Ostroukhova and Vimercati are arriving on the Island next week to join the new group at Opera (e)Studio where the Russian mezzo soprano hopes to “gain a good command of her vocal skills and deepen her knowledge of Rossini’s brilliant style”, whom she greatly admires. On her part, the Italian singer admits that the great challenge for her in Tenerife is “facing a difficult task that challenges my musical and stage skills”. However, she affirms it is precisely that what “will allow me to grow as an artist”.
Vimercati, who is currently studying at Conservatorio di Musica Verdi in Milan, knows about the work with new talents carried out in Tenerife and thinks that “it’s a great opportunity as young singers get the chance to make their debut in an important season”. Ostroukhova, who trained at Moscow State Tchaikovsky and at London’s Royal College of Music, admits that “I was in my own little bubble in the British musical scene” unaware of “European opera programmes”.
It is clear for both of them that The Italian in Algiers is an “amusing and intelligent opera”. Ostroukhova points out that it is “concise, entertaining and full of successes”, while in Vimercati’s opinion, the construction of the opera is “extremely intelligent both in terms of music and stage”. They think that the plot is still valid today and the characters are very funny.
Regarding the role of Isabella, they are going to perform from 25 to 28 October at Sala Sinfónica of Auditorio de Tenerife, Maria Ostroukhova says that since her graduation, she has only performed Baroque opera and she “is looking forward to going on stage”. She defines Isabella as “a rare example of a strong, sexually free woman every feminist would be proud of”. The main difficulty of the character lies on “her conflictive and contrasting personality” as it is deemed to be “a strong but seductive character, sarcastic but sincere and shy but challenging”.
In contrast with her colleague, this is not the first time Vittoria Vimercati is facing this role. In fact, at the Festival de Música de Ticino last July, she played the Italian heroine. In general terms, she says that “every character you approach must be tailor-made to your individuality”. In her view, the greatest difficulties in the performance are “in the virtuosities sung at great speed and the vocal range needed to perform them”.
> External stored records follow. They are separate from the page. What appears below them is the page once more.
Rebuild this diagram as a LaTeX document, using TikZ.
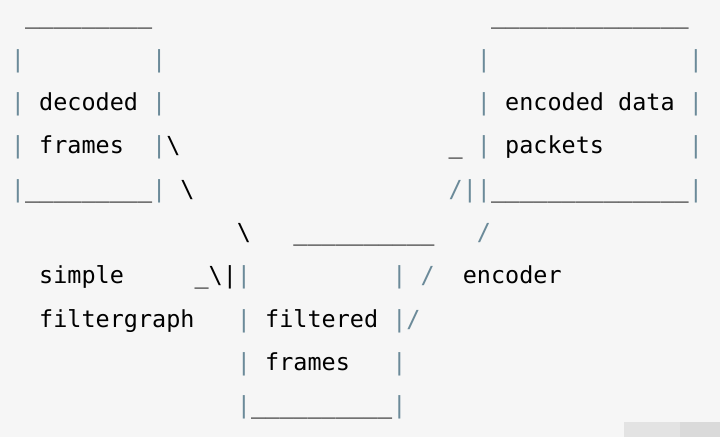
\documentclass[tikz,border=0pt]{standalone}
\usepackage{fontspec}
\newfontfamily\codefont{DejaVu Sans Mono}
\definecolor{codebg}{HTML}{F6F6F6}
\definecolor{barcol}{HTML}{6B8A99}
\definecolor{markA}{HTML}{E3E3E3}
\definecolor{markB}{HTML}{DADADA}
\tikzset{
  txt/.style={anchor=base west, inner sep=0pt, outer sep=0pt,
    font=\fontsize{23.45}{28}\selectfont\codefont, text=black},
  bar/.style={txt, text=barcol}
}
\begin{document}
\begin{tikzpicture}[x=14.12pt, y=-43.3pt]
      \fill[codebg] (-0.779,-0.554) rectangle (50.21,9.538);
      \fill[markA] (43.41,9.19) rectangle (47.4,9.538);
      \fill[markB] (47.4,9.19) rectangle (50.21,9.538);
      % decoded frames
      \draw
        (1,0) node[txt] (dtop) {\_\_\_\_\_\_\_\_\_}
        (0,1) node[bar] (dl1) {\textbar}
        (10,1) node[bar] (dr1) {\textbar}
        (0,2) node[bar] (dl2) {\textbar}
        (2,2) node[txt] (dec) {decoded}
        (10,2) node[bar] (dr2) {\textbar}
        (0,3) node[bar] (dl3) {\textbar}
        (2,3) node[txt] (dfr) {frames}
        (10,3) node[bar] (dr3) {\textbar}
        (0,4) node[bar] (dl4) {\textbar}
        (1,4) node[txt] (dbot) {\_\_\_\_\_\_\_\_\_}
        (10,4) node[bar] (dr4) {\textbar};
      % encoded data packets
      \draw
        (34,0) node[txt] (etop) {\_\_\_\_\_\_\_\_\_\_\_\_\_\_}
        (33,1) node[bar] (el1) {\textbar}
        (48,1) node[bar] (er1) {\textbar}
        (33,2) node[bar] (el2) {\textbar}
        (35,2) node[txt] (enc) {encoded}
        (43,2) node[txt] (dat) {data}
        (48,2) node[bar] (er2) {\textbar}
        (33,3) node[bar] (el3) {\textbar}
        (35,3) node[txt] (pkt) {packets}
        (48,3) node[bar] (er3) {\textbar}
        (32,4) node[bar] (el4a) {\textbar}
        (33,4) node[bar] (el4) {\textbar}
        (34,4) node[txt] (ebot) {\_\_\_\_\_\_\_\_\_\_\_\_\_\_}
        (48,4) node[bar] (er4) {\textbar};
      % filtered frames
      \draw
        (20,5) node[txt] (ftop) {\_\_\_\_\_\_\_\_\_\_}
        (16,6) node[bar] (fl1) {\textbar}
        (27,6) node[bar] (fr1) {\textbar}
        (16,7) node[bar] (fl2) {\textbar}
        (18,7) node[txt] (fil) {filtered}
        (27,7) node[bar] (fr2) {\textbar}
        (16,8) node[bar] (fl3) {\textbar}
        (18,8) node[txt] (ffr) {frames}
        (27,8) node[bar] (fr3) {\textbar}
        (16,9) node[bar] (fl4) {\textbar}
        (17,9) node[txt] (fbot) {\_\_\_\_\_\_\_\_\_\_}
        (27,9) node[bar] (fr4) {\textbar};
      % simple filtergraph
      \draw
        (11,3) node[txt] (sa) {\textbackslash}
        (12,4) node[txt] (sb) {\textbackslash}
        (16,5) node[txt] (sc) {\textbackslash}
        (13,6) node[txt] (sd) {\_\textbackslash\textbar}
        (2,6) node[txt] (sim) {simple}
        (2,7) node[txt] (fg) {filtergraph};
      % encoder
      \draw
        (28,7) node[bar] (ea) {/}
        (29,6) node[bar] (eb) {/}
        (33,5) node[bar] (ec) {/}
        (31,4) node[bar] (ed) {/}
        (31,3) node[txt] (ee) {\_}
        (32,6) node[txt] (eco) {encoder};
    \end{tikzpicture}
\end{document}
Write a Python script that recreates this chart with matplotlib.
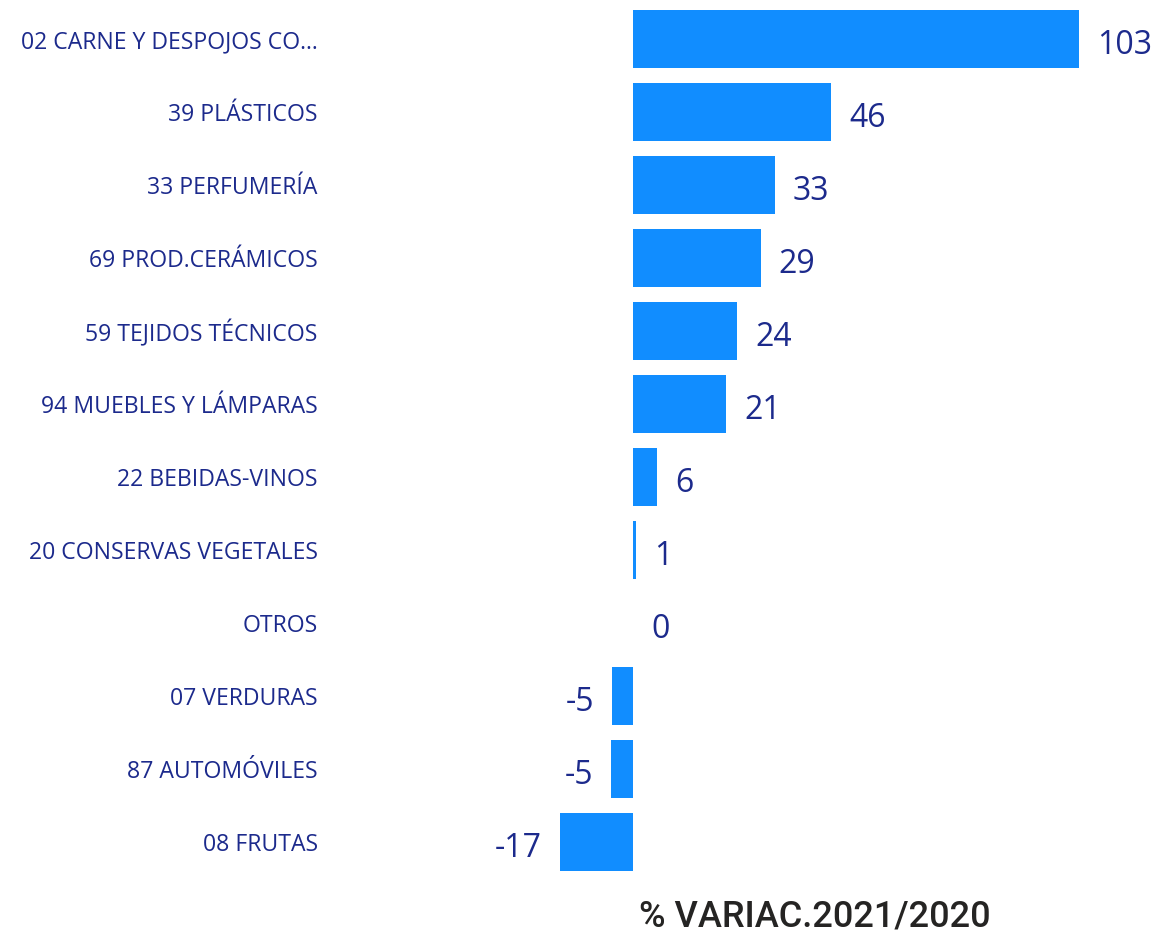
import matplotlib
matplotlib.use("Agg")
import matplotlib.pyplot as plt

categories = [
    "02 CARNE Y DESPOJOS CO...", "39 PLÁSTICOS", "33 PERFUMERÍA",
    "69 PROD.CERÁMICOS", "59 TEJIDOS TÉCNICOS", "94 MUEBLES Y LÁMPARAS",
    "22 BEBIDAS-VINOS", "20 CONSERVAS VEGETALES", "OTROS",
    "07 VERDURAS", "87 AUTOMÓVILES", "08 FRUTAS",
]
values = [102.8, 45.7, 32.6, 29.4, 24.0, 21.4, 5.5, 0.8, 0.0, -4.8, -5.0, -16.8]
labels = ["103", "46", "33", "29", "24", "21", "6", "1", "0", "-5", "-5", "-17"]
title = "% VARIAC.2021/2020"

BAR = "#118DFF"
TXT = "#1C2A8C"

W, H = 1156, 935
fig = plt.figure(figsize=(W / 100, H / 100), dpi=100)
ax = fig.add_axes([340 / W, 1 - 878.5 / H, 810 / W, 876 / H])

pos = list(range(len(categories)))
ax.barh(pos, values, height=0.795, color=BAR)
ax.set_xlim(-67.5, 119.1)
ax.set_ylim(11.5, -0.5)

ax.set_yticks(pos)
ax.set_yticklabels(categories, fontsize=16.6, color=TXT, family=["Open Sans", "DejaVu Sans"])
ax.tick_params(axis="y", length=0, pad=16)
ax.set_xticks([])
for s in ax.spines.values():
    s.set_visible(False)

# value labels sit a bit below the bar centre, outside the bar end
for p, v, lab in zip(pos, values, labels):
    off = 13 if v >= 0 else -13
    ha = "left" if v >= 0 else "right"
    ax.annotate(lab, (v, p), xytext=(off, -4.5), textcoords="offset points",
                ha=ha, va="center", fontsize=23, color=TXT,
                family=["Open Sans", "DejaVu Sans"])

fig.text(815 / W, 1 - 917 / H, title, ha="center", va="center", fontsize=26,
         color="#252423", family=["Roboto", "DejaVu Sans"], fontweight="medium")

fig.savefig("out.png", dpi=100)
Ostroukhova believes that “as long as there is music there is life”, so regarding future projects, she hopes “to be immersed in music and on the stage as long as she can”. She hesitates when it comes to choosing the role of her dreams although she mentions “Carmen or Rosina”, and amusingly concludes that “one day, when I’m old and wise, Isolde... who knows?”. Also, being a geology lover, she hopes to visit El Teide soon, as “I´ve admired it for years”.
Vimercati has no specific projects either, but she hopes to be able to take on “new roles and start her musical career after making her debut”. Although she admits that “every mezzo soprano usually dreams of singing Carmen”, she also says that she’d like to play “the role of Charlotte in Werther and Dalila in Samson and Dalila”.
Next week the young singers, along with eleven other artists, are starting the sixth Opera (e)Studio in Tenerife, where they will spend two months in a process of comprehensive artistic improvement, under the supervision of Giulio Zappa, which concludes with four performances of The Italian in Algiers to be held at Sala Sinfónica of Auditorio de Tenerife from 25 to 28 October. Musical director Nikolas Maximilian Nägele is working at Ópera de Tenerife for the first time this year and Giorgia Guerra is returning to the Island as stage manager.